Written instruction
From the line with "Convert this chart" to the line with "import * as", both included, repeat each line exactly and leave out the pictures.

— Begin Exercise material —

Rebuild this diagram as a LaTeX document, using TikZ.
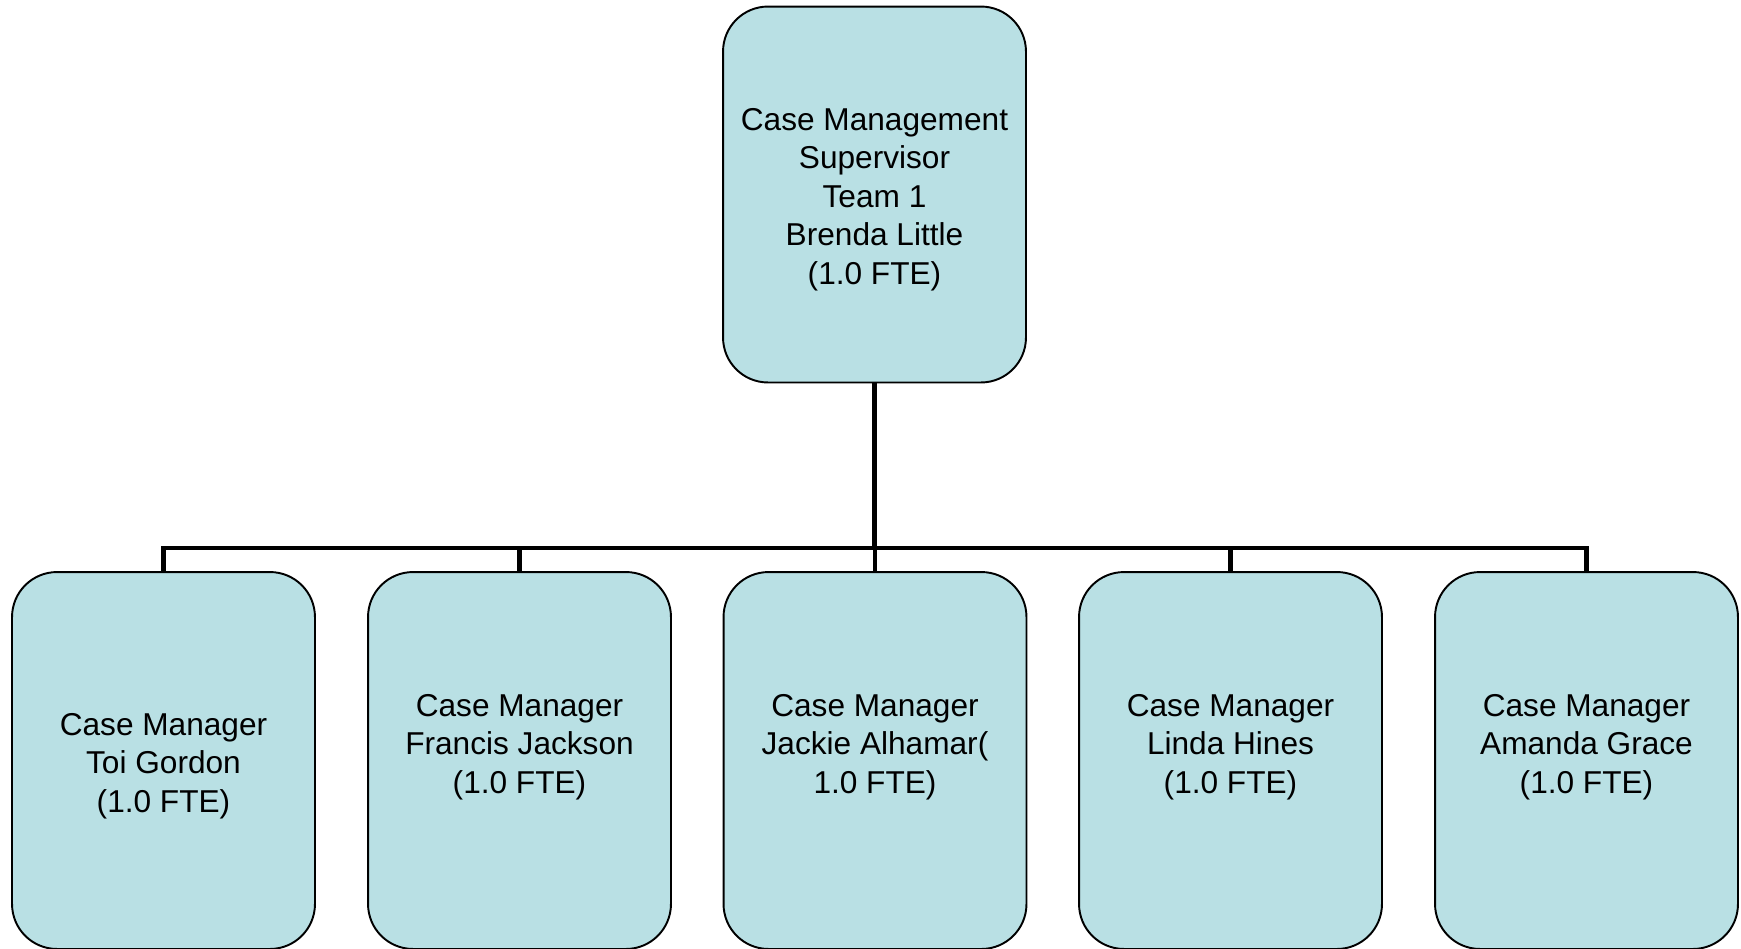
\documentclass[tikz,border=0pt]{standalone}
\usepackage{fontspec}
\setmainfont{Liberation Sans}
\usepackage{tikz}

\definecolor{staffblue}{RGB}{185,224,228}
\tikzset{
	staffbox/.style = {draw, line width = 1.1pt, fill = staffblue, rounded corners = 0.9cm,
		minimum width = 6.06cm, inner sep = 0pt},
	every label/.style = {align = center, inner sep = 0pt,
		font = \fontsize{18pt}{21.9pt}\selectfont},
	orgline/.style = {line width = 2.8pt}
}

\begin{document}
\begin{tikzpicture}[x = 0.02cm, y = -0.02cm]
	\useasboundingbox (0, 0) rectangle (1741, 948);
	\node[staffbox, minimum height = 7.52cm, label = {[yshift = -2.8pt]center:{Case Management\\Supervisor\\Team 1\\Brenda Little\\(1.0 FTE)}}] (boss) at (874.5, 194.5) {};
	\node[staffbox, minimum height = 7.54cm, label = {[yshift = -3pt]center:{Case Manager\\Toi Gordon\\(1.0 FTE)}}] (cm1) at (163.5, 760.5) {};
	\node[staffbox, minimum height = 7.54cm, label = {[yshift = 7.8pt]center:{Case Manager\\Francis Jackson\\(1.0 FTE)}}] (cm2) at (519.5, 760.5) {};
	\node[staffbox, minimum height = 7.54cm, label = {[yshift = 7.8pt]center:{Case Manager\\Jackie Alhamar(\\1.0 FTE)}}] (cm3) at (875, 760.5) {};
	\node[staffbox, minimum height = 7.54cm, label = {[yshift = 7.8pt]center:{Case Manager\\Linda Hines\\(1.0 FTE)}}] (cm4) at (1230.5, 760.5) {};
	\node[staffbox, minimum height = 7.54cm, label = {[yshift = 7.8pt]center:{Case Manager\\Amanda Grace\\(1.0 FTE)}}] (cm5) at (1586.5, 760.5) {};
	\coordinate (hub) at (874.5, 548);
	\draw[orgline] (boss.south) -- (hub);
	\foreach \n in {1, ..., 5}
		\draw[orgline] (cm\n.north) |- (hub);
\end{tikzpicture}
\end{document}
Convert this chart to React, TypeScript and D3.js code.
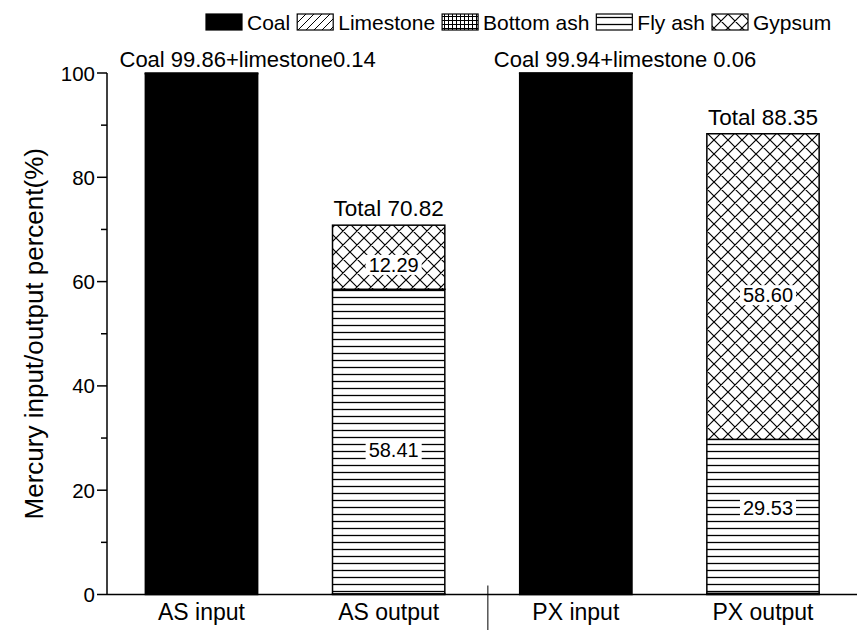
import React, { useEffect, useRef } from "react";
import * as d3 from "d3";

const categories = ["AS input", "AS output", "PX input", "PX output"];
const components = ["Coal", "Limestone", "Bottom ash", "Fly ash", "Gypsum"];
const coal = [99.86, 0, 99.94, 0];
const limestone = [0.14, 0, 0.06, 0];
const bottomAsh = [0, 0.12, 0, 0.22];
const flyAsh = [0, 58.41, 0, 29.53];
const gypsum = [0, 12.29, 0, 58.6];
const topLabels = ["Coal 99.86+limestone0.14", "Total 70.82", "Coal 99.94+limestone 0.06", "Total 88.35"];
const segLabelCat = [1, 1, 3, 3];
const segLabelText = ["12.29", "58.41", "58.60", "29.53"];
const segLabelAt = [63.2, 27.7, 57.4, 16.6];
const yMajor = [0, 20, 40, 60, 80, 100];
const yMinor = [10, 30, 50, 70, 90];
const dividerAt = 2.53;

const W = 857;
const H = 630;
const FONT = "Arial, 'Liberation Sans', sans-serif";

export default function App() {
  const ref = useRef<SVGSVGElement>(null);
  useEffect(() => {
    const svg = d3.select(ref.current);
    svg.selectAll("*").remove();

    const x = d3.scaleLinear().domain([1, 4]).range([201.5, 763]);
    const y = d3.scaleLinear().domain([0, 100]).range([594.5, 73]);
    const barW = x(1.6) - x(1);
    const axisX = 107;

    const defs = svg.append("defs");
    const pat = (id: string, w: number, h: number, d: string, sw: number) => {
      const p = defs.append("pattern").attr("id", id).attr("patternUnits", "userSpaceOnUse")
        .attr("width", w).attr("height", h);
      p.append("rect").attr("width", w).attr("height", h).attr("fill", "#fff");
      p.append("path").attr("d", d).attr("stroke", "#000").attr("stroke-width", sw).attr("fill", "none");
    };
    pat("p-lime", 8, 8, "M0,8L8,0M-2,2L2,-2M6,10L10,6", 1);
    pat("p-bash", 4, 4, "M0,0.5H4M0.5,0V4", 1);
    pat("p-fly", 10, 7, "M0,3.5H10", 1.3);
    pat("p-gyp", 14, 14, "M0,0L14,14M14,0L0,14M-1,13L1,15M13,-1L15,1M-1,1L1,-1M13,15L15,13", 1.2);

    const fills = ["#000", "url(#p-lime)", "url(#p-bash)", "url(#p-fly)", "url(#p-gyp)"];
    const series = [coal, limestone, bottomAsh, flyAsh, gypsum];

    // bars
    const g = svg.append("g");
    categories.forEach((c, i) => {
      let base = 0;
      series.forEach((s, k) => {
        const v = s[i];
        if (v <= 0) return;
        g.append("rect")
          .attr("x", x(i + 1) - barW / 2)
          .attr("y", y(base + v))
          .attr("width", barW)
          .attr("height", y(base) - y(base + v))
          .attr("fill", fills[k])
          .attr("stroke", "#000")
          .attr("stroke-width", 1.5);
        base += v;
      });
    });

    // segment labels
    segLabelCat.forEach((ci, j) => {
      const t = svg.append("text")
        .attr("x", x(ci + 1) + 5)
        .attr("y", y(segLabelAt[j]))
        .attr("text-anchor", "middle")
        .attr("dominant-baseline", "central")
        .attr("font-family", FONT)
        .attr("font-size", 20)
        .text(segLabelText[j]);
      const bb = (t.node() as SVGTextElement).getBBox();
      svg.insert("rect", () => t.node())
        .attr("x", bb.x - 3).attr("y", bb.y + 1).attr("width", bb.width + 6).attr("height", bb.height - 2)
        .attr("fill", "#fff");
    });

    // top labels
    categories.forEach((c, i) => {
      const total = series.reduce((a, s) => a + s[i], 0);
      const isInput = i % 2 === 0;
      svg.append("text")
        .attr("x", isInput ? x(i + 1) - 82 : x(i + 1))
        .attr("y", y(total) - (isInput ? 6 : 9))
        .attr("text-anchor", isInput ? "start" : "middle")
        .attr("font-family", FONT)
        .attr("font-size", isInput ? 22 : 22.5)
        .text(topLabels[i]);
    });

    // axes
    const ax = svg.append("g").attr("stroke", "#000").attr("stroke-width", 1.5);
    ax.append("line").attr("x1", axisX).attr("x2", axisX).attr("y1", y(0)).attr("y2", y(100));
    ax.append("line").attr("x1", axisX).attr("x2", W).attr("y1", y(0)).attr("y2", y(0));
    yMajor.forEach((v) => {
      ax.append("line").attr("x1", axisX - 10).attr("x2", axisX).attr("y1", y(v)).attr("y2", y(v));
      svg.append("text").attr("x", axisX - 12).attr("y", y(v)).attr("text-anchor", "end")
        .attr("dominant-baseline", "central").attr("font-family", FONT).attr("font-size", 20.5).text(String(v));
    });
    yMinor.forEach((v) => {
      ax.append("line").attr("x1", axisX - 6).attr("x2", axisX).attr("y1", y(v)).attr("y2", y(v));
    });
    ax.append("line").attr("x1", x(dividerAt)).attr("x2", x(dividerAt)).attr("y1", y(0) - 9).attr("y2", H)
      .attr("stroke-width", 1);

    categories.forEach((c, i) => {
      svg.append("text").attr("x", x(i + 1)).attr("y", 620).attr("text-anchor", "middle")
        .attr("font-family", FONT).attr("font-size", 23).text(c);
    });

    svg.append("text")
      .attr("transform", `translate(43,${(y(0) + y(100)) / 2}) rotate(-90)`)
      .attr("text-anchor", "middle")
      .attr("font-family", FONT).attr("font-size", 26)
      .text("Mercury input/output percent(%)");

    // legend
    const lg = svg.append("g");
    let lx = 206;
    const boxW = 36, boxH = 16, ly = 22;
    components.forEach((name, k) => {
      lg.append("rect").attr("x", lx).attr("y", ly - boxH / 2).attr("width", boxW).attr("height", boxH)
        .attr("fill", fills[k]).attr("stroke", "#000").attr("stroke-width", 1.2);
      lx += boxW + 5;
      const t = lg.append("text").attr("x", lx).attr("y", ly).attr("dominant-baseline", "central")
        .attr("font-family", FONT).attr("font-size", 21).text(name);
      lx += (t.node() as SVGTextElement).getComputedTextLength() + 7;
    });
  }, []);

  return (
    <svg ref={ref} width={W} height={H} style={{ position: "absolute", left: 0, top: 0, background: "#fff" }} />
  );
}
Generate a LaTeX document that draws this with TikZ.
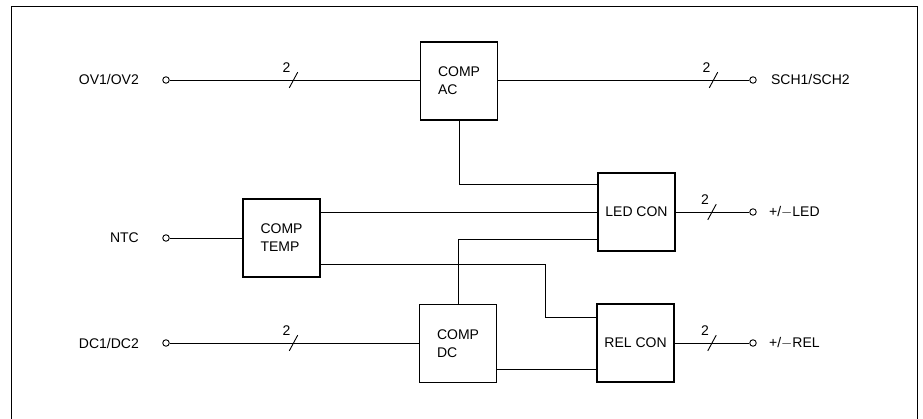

— End Exercise material —

Task response
Convert this chart to React, TypeScript and D3.js code.
import React, { useEffect, useRef } from "react";
import * as d3 from "d3";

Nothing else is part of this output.